Among the proposed changes:
- Move new employees to a hybrid system that combines pensions with 401(k) style plans.
- Raise the retirement age for non-public safety new hires from 55 to 67.
- Require at least 25 years of service before getting healthcare benefits for life.
- End the practice of pension spiking, which pads workers paychecks with overtime, sick leave and vacation time so that pension calculations are bigger.
The governor says he's trying to be fair.
"The taxpayers of the state have to ultimately bear the burden, and this is a program to protect the taxpayers as well as those who work and serve the taxpayers in public employment," Brown said.
Gov. Brown's plan also touches current government workers, who won't be able take advantage of "airtime," which allows them to buy five additional years of service so they can retire earlier. Many will also have to contribute more to their retirement.
Union leaders are furious and will try to sway democratic allies to reject many of the changes.
They think the 401(k) plan is a big money grab for Wall Street and is too risky to ensure a comfortable retirement.
"Leave pensions alone. Stop letting others define pensions as a problem, because pensions are not the problem," said Willie Pelote of the labor union, American Federation of State, County and Municipal Employees. "When the economy recovers, pensions will recover."

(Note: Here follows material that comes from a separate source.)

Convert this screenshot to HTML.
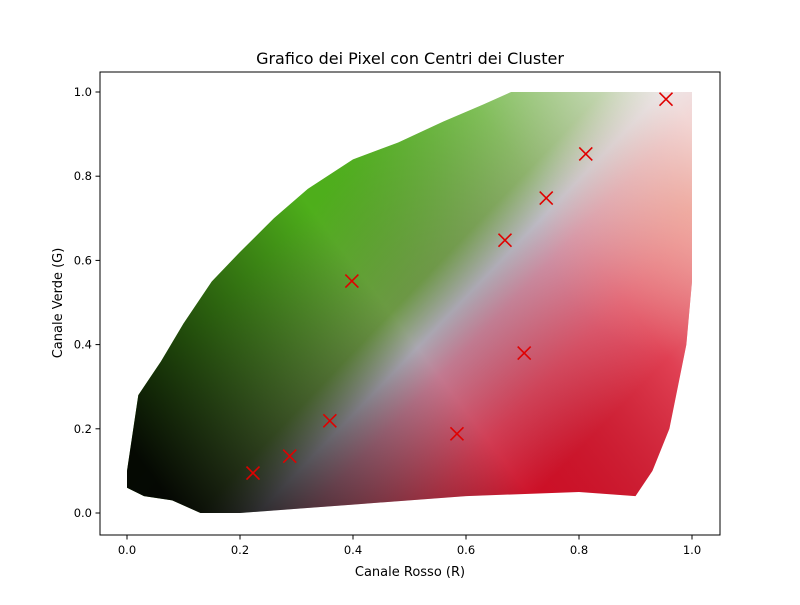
<!DOCTYPE html>
<html><head><meta charset="utf-8"><style>
body{margin:0;background:#fff;}
svg text{font-family:"DejaVu Sans","Liberation Sans",sans-serif;}
</style></head><body>
<svg id="chart" width="800" height="600" xmlns="http://www.w3.org/2000/svg">
<defs>
<linearGradient id="hue" gradientUnits="userSpaceOnUse" x1="300" y1="220" x2="560" y2="470">
<stop offset="0" stop-color="#52b81c"/>
<stop offset="0.36" stop-color="#72a048"/>
<stop offset="0.48" stop-color="#b4b0bc"/>
<stop offset="0.58" stop-color="#cc8098"/>
<stop offset="0.8" stop-color="#dc4058"/>
<stop offset="1" stop-color="#d81028"/>
</linearGradient>
<linearGradient id="light" gradientUnits="userSpaceOnUse" x1="170" y1="500" x2="680" y2="110">
<stop offset="0" stop-color="#000" stop-opacity="0.95"/>
<stop offset="0.22" stop-color="#000" stop-opacity="0.5"/>
<stop offset="0.45" stop-color="#000" stop-opacity="0.05"/>
<stop offset="0.75" stop-color="#fff" stop-opacity="0.2"/>
<stop offset="1" stop-color="#fff" stop-opacity="0.75"/>
</linearGradient>
<radialGradient id="warm" gradientUnits="userSpaceOnUse" cx="690" cy="210" r="150">
<stop offset="0" stop-color="#f0a070" stop-opacity="0.35"/>
<stop offset="1" stop-color="#f0a070" stop-opacity="0"/>
</radialGradient>
<clipPath id="cloud"><path id="cloudPath"/></clipPath>
</defs>
<rect x="0" y="0" width="800" height="600" fill="#fff"/>
<g clip-path="url(#cloud)">
<rect x="100" y="72" width="620" height="463" fill="url(#hue)"/>
<rect x="100" y="72" width="620" height="463" fill="url(#light)"/>
<rect x="100" y="72" width="620" height="463" fill="url(#warm)"/>
</g>
<g id="markers"></g>
<rect x="100" y="72" width="620" height="463" fill="none" stroke="#000" stroke-width="1"/>
<g id="axes"></g>
<text x="410" y="64" text-anchor="middle" font-size="16">Grafico dei Pixel con Centri dei Cluster</text>
<text x="410" y="576" text-anchor="middle" font-size="13">Canale Rosso (R)</text>
<text x="62" y="303" text-anchor="middle" font-size="13" transform="rotate(-90 62 303)">Canale Verde (G)</text>
</svg>
<script>
const centersR=[0.223,0.288,0.359,0.398,0.584,0.669,0.703,0.742,0.812,0.954];
const centersG=[0.095,0.135,0.219,0.551,0.188,0.648,0.38,0.748,0.853,0.983];
const cloudR=[0.0,0.02,0.06,0.1,0.15,0.2,0.26,0.32,0.4,0.48,0.56,0.63,0.68,1.0,1.0,0.99,0.96,0.93,0.9,0.8,0.6,0.4,0.2,0.13,0.08,0.03,0.0];
const cloudG=[0.1,0.28,0.36,0.45,0.55,0.62,0.7,0.77,0.84,0.88,0.93,0.97,1.0,1.0,0.55,0.4,0.2,0.1,0.04,0.05,0.04,0.02,0.0,0.0,0.03,0.04,0.06];
const xTicks=[0.0,0.2,0.4,0.6,0.8,1.0];
const yTicks=[0.0,0.2,0.4,0.6,0.8,1.0];
const xs=v=>127+v*565, ys=v=>513-v*421;
const NS="http://www.w3.org/2000/svg";
document.getElementById('cloudPath').setAttribute('d',cloudR.map((r,i)=>(i?'L':'M')+xs(r)+' '+ys(cloudG[i])).join('')+'Z');
const m=document.getElementById('markers');
centersR.forEach((r,i)=>{
 const cx=xs(r),cy=ys(centersG[i]),s=6.5;
 const p=document.createElementNS(NS,'path');
 p.setAttribute('d',`M${cx-s} ${cy-s}L${cx+s} ${cy+s}M${cx-s} ${cy+s}L${cx+s} ${cy-s}`);
 p.setAttribute('stroke','#e00000');p.setAttribute('stroke-width','1.6');
 
 
 m.appendChild(p);
});
const a=document.getElementById('axes');
xTicks.forEach(t=>{
 const x=xs(t);
 const l=document.createElementNS(NS,'line');
 l.setAttribute('x1',x);l.setAttribute('x2',x);l.setAttribute('y1',535);l.setAttribute('y2',539.5);l.setAttribute('stroke','#000');
 
 
 a.appendChild(l);
 const tx=document.createElementNS(NS,'text');
 tx.setAttribute('x',x);tx.setAttribute('y',554);tx.setAttribute('text-anchor','middle');tx.setAttribute('font-size','11.5');
 tx.textContent=t.toFixed(1);
 
 
 a.appendChild(tx);
});
yTicks.forEach(t=>{
 const y=ys(t);
 const l=document.createElementNS(NS,'line');
 l.setAttribute('x1',95.5);l.setAttribute('x2',100);l.setAttribute('y1',y);l.setAttribute('y2',y);l.setAttribute('stroke','#000');
 
 
 a.appendChild(l);
 const tx=document.createElementNS(NS,'text');
 tx.setAttribute('x',92);tx.setAttribute('y',y+4);tx.setAttribute('text-anchor','end');tx.setAttribute('font-size','11.5');
 tx.textContent=t.toFixed(1);
 
 
 a.appendChild(tx);
});
</script>
</body></html>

Republican State senators Bill Emerson and Tom Harman will support putting Gov. Brown's plan before voters, since some of the ideas came from them.
But it's only a start.
"His plan is saying we can save $900 million a year. There are experts out there that claim we could have as many as $500 billion in unfunded pension liability, so it certainly doesn't come anywhere to close to solving that issue," said Mark Standriff of the California Republican Party.